Dépistage de l’Alzheimer : fichez-nous la paix

par Pascal GILBERT
mardi 22 avril 2008

La chasse au malade qui s’ignore est commencée. Dépister l’Alzheimer ? On marche sur la tête et ce n’est pas ainsi que l’on va améliorer son fonctionnement.

La presse écrite, internet, bruissent de la nécessité impérieuse de poser précocement le diagnostic de maladie d’Alzheimer (MA) voire de celle de chercher à la dépister.

Les chercheurs s’y mettent : "Les nouveaux critères diagnostiques proposés permettraient de reconnaître la maladie trois à quatre ans plus tôt qu’actuellement" disait le Pr Dubois sur France-Info en juillet 2007. Il continue à prôner le diagnostic précoce dans un des derniers FigMag et dans le n° 26 (mars-avril 2008) de Cerveau et psycho.

Alors, cool, revenons à nos basiques et regardons le principal critère auquel doit répondre une maladie que l’on cherche à dépister précocement : elle doit avoir un traitement.

Et c’est là que le bât blesse : à ce jour l’efficacité des traitements est extrêmement limitée. Les médicaments spécifiques de la maladie ne retardent l’évolution que de quelques mois et, encore, pas chez tous les patients. Le Pr Dubois l’admet implicitement quand il déclare : "Dans les années qui viennent, dans les mois peut-être même, on va avoir des médicaments qui devraient ralentir le processus de la maladie". Alors attendons, non ? A mon sens, proposer dès aujourd’hui le dépistage au nom d’un avenir qui pourrait être favorable est rendre un bien mauvais service à son patient.
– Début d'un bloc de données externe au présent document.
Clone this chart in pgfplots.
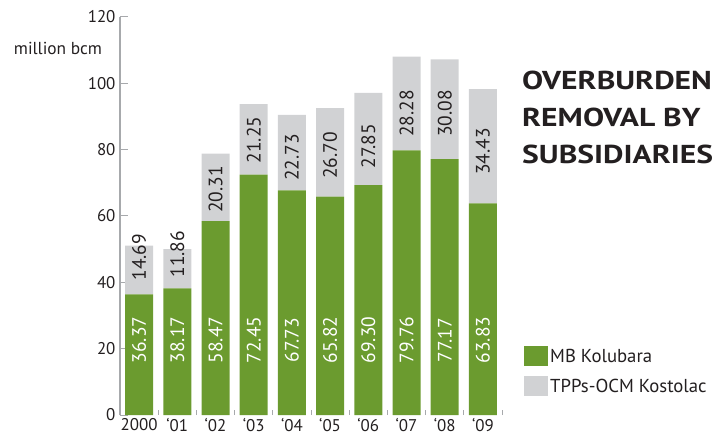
\documentclass[border=0pt]{standalone}
\usepackage{pgfplots}
\pgfplotsset{compat=1.18}
\usepackage{fontspec}
\setmainfont{PT Sans}
\newfontfamily\titlefont[FakeStretch=1.22]{PT Sans}
\definecolor{grn}{HTML}{6B9B2F}
\definecolor{gry}{HTML}{D1D2D4}
\definecolor{axg}{HTML}{A7A9AC}
\definecolor{txt}{HTML}{231F20}
\pgfplotstableread{
x green gray
0 36.37 14.69
1 38.17 11.86
2 58.47 20.31
3 72.45 21.25
4 67.73 22.73
5 65.82 26.70
6 69.30 27.85
7 79.76 28.28
8 77.17 30.08
9 63.83 34.43
}\datatab
\pgfplotstableread{
x y l
0 22.6 36.37
1 22.6 38.17
2 22.6 58.47
3 22.6 72.45
4 22.6 67.73
5 22.6 65.82
6 22.6 69.30
7 22.6 79.76
8 22.6 77.17
9 22.6 63.83
}\greenlab
\pgfplotstableread{
x y l
0 47.6 14.69
1 48.5 11.86
2 68.0 20.31
3 82.9 21.25
4 77.6 22.73
5 78.2 26.70
6 81.1 27.85
7 90.9 28.28
8 90.9 30.08
9 79.4 34.43
}\graylab
\begin{document}
\begin{tikzpicture}
\useasboundingbox (-120bp,-20bp) rectangle (593bp,415bp);
\begin{axis}[
  at={(0,0)}, anchor=south west,
  scale only axis, width=382bp, height=398bp,
  xmin=-0.5, xmax=9.5, ymin=0, ymax=120,
  ybar stacked, bar width=28bp,
  axis lines*=left,
  x axis line style={draw=none},
  y axis line style={axg, line width=1.5bp},
  xtick={0,...,9},
  xticklabels={2000,‘01,‘02,‘03,‘04,‘05,‘06,‘07,‘08,‘09},
  major x tick style={draw=none},
  minor xtick={0.5,1.5,...,9.5},
  minor x tick style={axg, line width=1bp},
  minor tick length=5bp,
  ytick={0,20,...,120},
  major tick length=8bp,
  y tick style={axg, line width=1bp},
  tick label style={font=\fontsize{17}{17}\selectfont, text=txt},
  yticklabel style={xshift=-1bp},
  xticklabel style={yshift=0.5bp},
  /pgf/number format/assume math mode=true,
  clip=false,
  legend cell align=left,
  legend style={at={(1.0576,0.173)}, anchor=north west, draw=none, fill=none,
    inner sep=0pt, row sep=10bp, font=\fontsize{18.8}{18.8}\selectfont, text=txt,
    /tikz/every even column/.style={column sep=6bp}},
  legend image code/.code={\fill[#1] (0bp,-10bp) rectangle (24bp,10bp);},
]
\addplot[fill=grn, draw=none] table[x=x, y=green] {\datatab};
\addlegendentry{MB Kolubara}
\addplot[fill=gry, draw=none] table[x=x, y=gray] {\datatab};
\addlegendentry{TPPs-OCM Kostolac}
\end{axis}
\begin{axis}[
  at={(0,0)}, anchor=south west,
  scale only axis, width=382bp, height=398bp,
  xmin=-0.5, xmax=9.5, ymin=0, ymax=120,
  hide axis, clip=false,
  point meta=explicit symbolic,
]
\addplot[only marks, mark=*, mark size=0pt, mark options={draw=none, fill=none},
  nodes near coords, nodes near coords style={rotate=90, anchor=center, text=white,
  font=\fontsize{19.5}{19.5}\selectfont}] table[x=x, y=y, meta=l] {\greenlab};
\addplot[only marks, mark=*, mark size=0pt, mark options={draw=none, fill=none},
  nodes near coords, nodes near coords style={rotate=90, anchor=center, text=txt,
  font=\fontsize{19.5}{19.5}\selectfont}] table[x=x, y=y, meta=l] {\graylab};
\end{axis}
\node[anchor=center, text=txt, font=\fontsize{17.4}{17.4}\selectfont] at (-62bp,367bp) {million bcm};
\node[anchor=north west, align=left, inner sep=0pt, text=txt,
  font=\titlefont\fontsize{26}{37}\selectfont\bfseries] at (402bp,344bp) {OVERBURDEN\\REMOVAL BY\\SUBSIDIARIES};
\end{tikzpicture}
\end{document}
Primum non nocere semble avoir été effacé du fronton des facultés.

Durant mon exercice, j’ai vu certains de mes patients se dégrader, oublier leurs clés puis la date, puis fuguer, devenir agressifs, démentir, épuisant leur entourage. Enfermés de plus en plus profondément dans une prison psychique terrifiante. Et c’est la preuve de cet avenir que vous venez, Messieurs les diagnostiqueurs précoces, proposer ? Vous venez offrir aux vieux, et aux moins vieux, les moyens d’avoir la joie de se savoir promis à l’agonie psychique, sans la moindre certitude thérapeutique tangible.

Merci, sans moi, je préfère vivre ces trois ou quatre ans dans l’ignorance, pestant simplement contre les lacunes qui émaillent mon vieillissement.